The forum drew seven of nine Republican candidates for governor to Cairn University in Langhorne on March 24.

The Delaware Valley Journal covered the two-hour forum, which was also broadcast over Philadelphia radio station WPHT and via live stream.

In a message to the conservative group alerting them of the action Youtube said, “Our team has reviewed your content, and, unfortunately, we think it violates our misinformation policy. We’ve removed the following content from YouTube: [the Gubernatorial Forum Livestream].”

Pennsylvania Family Institute President Michael Geer was outraged by the action. “YouTube offered no specifics of what is alleged to be in violation, beyond indicating that it had to do with content related to the 2020 presidential election,” said Geer, who was a co-moderator of the forum with radio host Rich Zeoli. “That election was not mentioned in our questions, and we can only conclude that the YouTube censors did not like the answers given by one or more of the candidates.”

“This is a blatant assault on free speech, free elections, on the ability of candidates to freely state their views,” Gree continued, “and on the right of citizens to hear the varied perspectives of those who are seeking their votes. It hinders the process of democracy, shuts down the free marketplace of ideas, and ironically, further erodes confidence in our elections.”

Dave White, one of the candidates who participated in the forum, denounced YouTube’s move as “another example of the leftists in Big Tech trying to silence conservatives, specifically traditional values conservatives. Apparently standing up for the sanctity of human life and defending the rights of young girls who want to play sports is out of bounds for YouTube. The beauty of our First Amendment is that it is not simply freedom of speech, but the freedom to exercise that speech, which includes making our voices heard at the ballot box. YouTube may be able to silence us on their platform, but they will not silence us this November.”

In fact, YouTube has not identified the specific content it found objectionable and did not respond to requests for comment from Delaware Valley Journal. Geer said the only input he had was YouTube’s reference to discussions of the legitimacy of the 2020 presidential election.

Another candidate, Congressman Lou Barletta, tweeted: “Big Tech is absolutely out of line censoring the @PFIpolicy Gubernatorial Forum from YouTube! I was proud to participate in this forum and discuss the important issues facing PA. Just because Big Tech doesn’t agree with our politics does NOT give them the right to silence us!”
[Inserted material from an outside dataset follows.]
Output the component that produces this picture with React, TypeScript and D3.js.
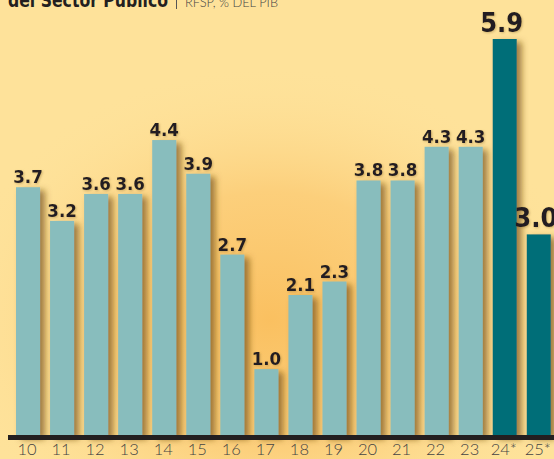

Fellow candidate Charlie Gerow, a GOP consultant, said, “YouTube’s cancellation of the PFI Forum for the Republican candidates for governor is an outrage. As soon as they did it I spoke out forcefully against their attack on free speech. Attempting to silence the voices of the Republican candidates is yet another example of the cancel culture that is ripping us apart. We’re fighting back and won’t allow ourselves to be silenced, sidelined, or shut down.”

Greer said his organization filed an appeal with YouTube.

“It is clearly a First Amendment issue,” said Greer. “The First Amendment protects free speech, particularly political speech, and YouTube has “squelched it.”